Keeping track of the ongoing stream of ML applications in biology (for better or worse)

March 5, 2025: Prohormone prediction uncovers a non-incretin anti-obesity peptide

Data

The computational side of this project extracted canonical sequences from reviewed, secreted human genes retrieved from UniProtKB (an EMBL-EBI and SIB consortium). The resulting fasta was fairly small (~2000 records). However, these sequences were not training data; the subsequent bioactivity prediction tools relied on several academic, manually-curated peptide datasets: APD3, BioDADPep, BIOPEP-UWM, CancerPPD, CAMPR3, DBAASP, LAMP2, NeuroPedia, NeuroPep, PeptideDB, and SATPdb.

Model

The bioactivity step uses neural network models MultiPep and PeptideRanker, both convolutional neural networks.

Multipep’s starting conv. layers range from 4-40 amino acids. These are pooled and churned through iterations of dense+dropout. The resulting outputs are used to predict a peptide class hierachy w/ some simple sigmoid or max operations. PeptideRanker is entirely different: it scans a window across the peptide, applying a 2 layer NN to each window chunk. These are summed together, and fed through another 2 layer NN.

February 19, 2025: Evo 2

Data

This uses OpenGenome2, a curated set of fastas with 8.8 trillion nucleotides.

  • Eukaryotic reference genomes (~17k organisms), metagenomes, mRNA and ncRNA are from NCBI RefSeq and others (e.g. EMBL-EBI).

  • Prokaryotic reference genomes (~113k organisms) are from GTDB (which is itself sourced from NCBI RefSeq)

Model

Evo2 uses StripedHyena2, a “hybrid” model with both explicit and implicit convolutional operators. The blocks of convolutional operators are interleaved by vanilla multi-head attention layers. The selling point of “hybrid models” is subquadratic computational costs without comprising, similar to other transformer alternatives.

February 19, 2025: AI co-scientist

Data

This is an “agent” system built on Gemini 2.0; the training data for this LLM, like all big tech models, is not public. They are also scant on details about the databases used by the agent tools. In their supp. examples, they list TCGA (an NIH program), Open Targets Platform (EMBL, Sanger, and pharma are partners), DepMap(a Broad institute project), and Alphafold, which uses PDB as a database. I understand agents are pitched as a framework that can be linked to any database, but I still would have liked a list of what they use now.

Model

The paper states that a team of specialized agents underpin the model. An agent is tech marketing-speak for an LLM embedded in a runtime along with a toolset, memory, etc. The more rigorous thinking is outsourced to focused, intentionally designed scientific models (eg Alphafold)

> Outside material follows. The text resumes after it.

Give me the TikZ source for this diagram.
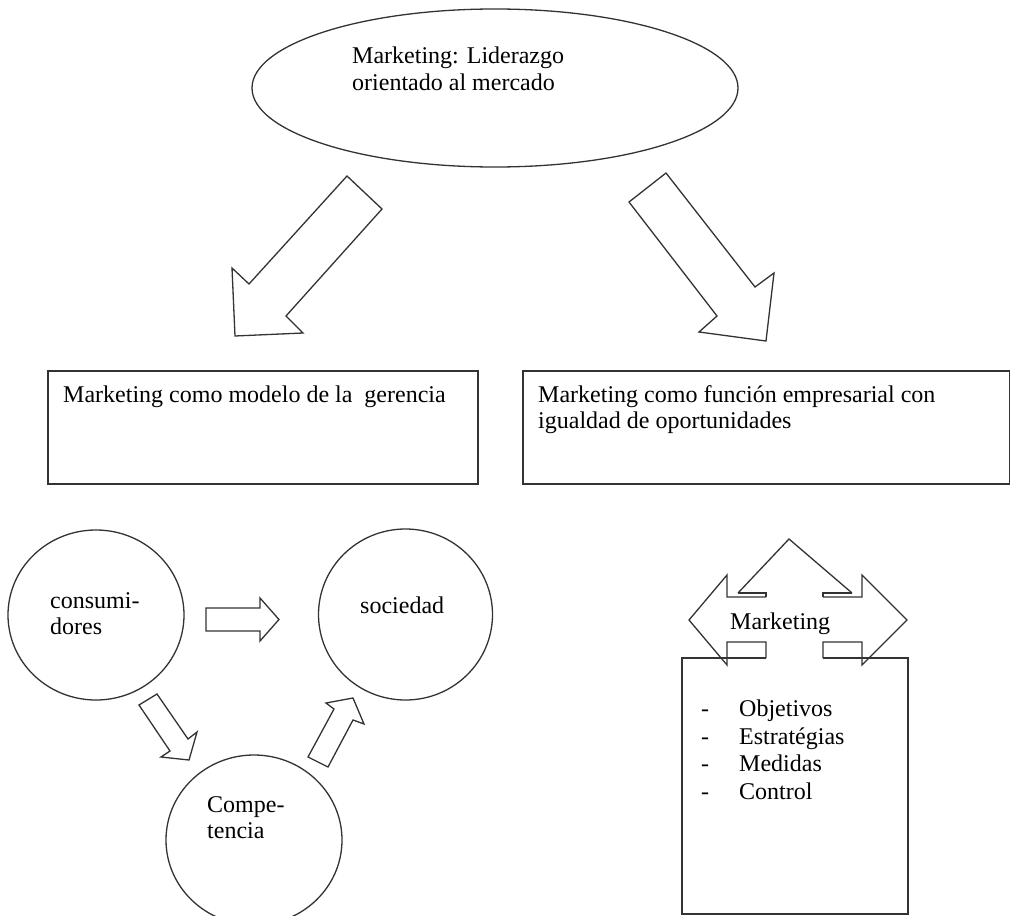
\documentclass[tikz,border=0pt]{standalone}
\usepackage{fontspec}
\setmainfont{Liberation Serif}
\begin{document}
\begin{tikzpicture}[x=1pt,y=-1pt,
  ln/.style={draw=black!80,line width=1.3pt,line join=miter},
  txt/.style={anchor=base west,inner sep=0pt,font=\fontsize{24}{27.5}\selectfont,text=black}]
\useasboundingbox (0,0) rectangle (1011,915);
\clip (0,0) rectangle (1011,915);
% top ellipse
\draw[ln] (495,88) ellipse [x radius=243, y radius=79];
\node[txt] (top) at (352,64) {Marketing: Liderazgo};
\node[txt] (top2) at (352,91) {orientado al mercado};
% big arrows
\draw[ln] (347,176) -- (382,209) -- (286,316) -- (303,333) -- (235,336) -- (232,268) -- (249,284) -- cycle;
\draw[ln] (666,173) -- (629,202) -- (717,316) -- (699,332) -- (766,341) -- (774,273) -- (755,287) -- cycle;
% boxes
\draw[ln] (48,371) rectangle (478,484);
\node[txt] (lbox) at (63,402) {Marketing como modelo de la~ gerencia};
\draw[ln] (523,371) rectangle (1009.5,484);
\node[txt] (rbox1) at (538,402) {Marketing como función empresarial con};
\node[txt] (rbox2) at (538,428) {igualdad de oportunidades};
% circles
\draw[ln] (96,615) ellipse [x radius=88, y radius=85];
\node[txt] (cons1) at (50,608) {consumi-};
\node[txt] (cons2) at (50,634) {dores};
\draw[ln] (405.5,614.5) ellipse [x radius=87, y radius=85.5];
\node[txt] (soc) at (360,613) {sociedad};
\draw[ln] (254,840) ellipse [x radius=88, y radius=85];
\node[txt] (comp1) at (207,812) {Compe-};
\node[txt] (comp2) at (207,838) {tencia};
% small arrows
\draw[ln] (206,608) -- (260,608) -- (260,598) -- (279,619.5) -- (260,641) -- (260,631) -- (206,631) -- cycle;
\draw[ln] (139,705) -- (157,694) -- (188,739) -- (197,732) -- (189,760) -- (161,757) -- (170,751) -- cycle;
\draw[ln] (308,757) -- (328,767) -- (353,720) -- (364,724) -- (353,698) -- (326,703) -- (334,709) -- cycle;
% right composite shape
\draw[ln] (738,593) -- (789,539) -- (852,593);
\draw[ln] (738,593) -- (766,593) -- (766,597);
\draw[ln] (823,597) -- (823,593) -- (852,593);
\draw[ln] (766,597) -- (727,597) -- (727,575) -- (689,620) -- (727,665) -- (727,642) -- (766,642) -- (766,658);
\draw[ln] (823,597) -- (862,597) -- (862,575) -- (907,620) -- (862,665) -- (862,642) -- (823,642) -- (823,658);
\draw[ln] (766,658) -- (682,658) -- (682,914) -- (908,914) -- (908,658) -- (823,658);
\node[txt] (mk) at (730,629) {Marketing};
\node[txt] (d1) at (701,716) {-};
\node[txt] (d2) at (701,744) {-};
\node[txt] (d3) at (701,771) {-};
\node[txt] (d4) at (701,799) {-};
\node[txt] (l1) at (739,716) {Objetivos};
\node[txt] (l2) at (739,744) {Estratégias};
\node[txt] (l3) at (739,771) {Medidas};
\node[txt] (l4) at (739,799) {Control};
\end{tikzpicture}
\end{document}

Perhaps the most notable agent is the ranking agent, which uses competitive strategies like self-play/tournaments. They do mention that the ranking agent uses auto-evaluated ELO or expert assessments to compare hypotheses; hence the rankings are not based on objective ground truth (their words, not mine). In fairness, they do say that they want “more objective, less intrinsically-favored evaluation metrics”. I suspect those metrics will turn out to be … experimental results.

January 7, 2025: Nationwide real-world implementation of AI for cancer detection in population-based mammography screening

Data

This study (PRAIM), which claims to be the largest to use AI for mammography screenings, uses 2 million images, 10% of which were annotated by radiologists. Approximately half a million women participated in the subsequent screening study, with 260k assigned to the AI-supported double reading group.

Associated with each examination, they also collected a set of metadata.

Model

The programme used a proprietary software created by Vara. There is not much detail given on the image processing model, beyond a comment that it consists of a combination of deep convolutional neural networks. Regardless, the image scores are joined with associated priors in an aggregation model. A clever ethical strategy of Vara’s tech is to optimize for both specificity and sensitivity and incorporate them both into the examination flowchart.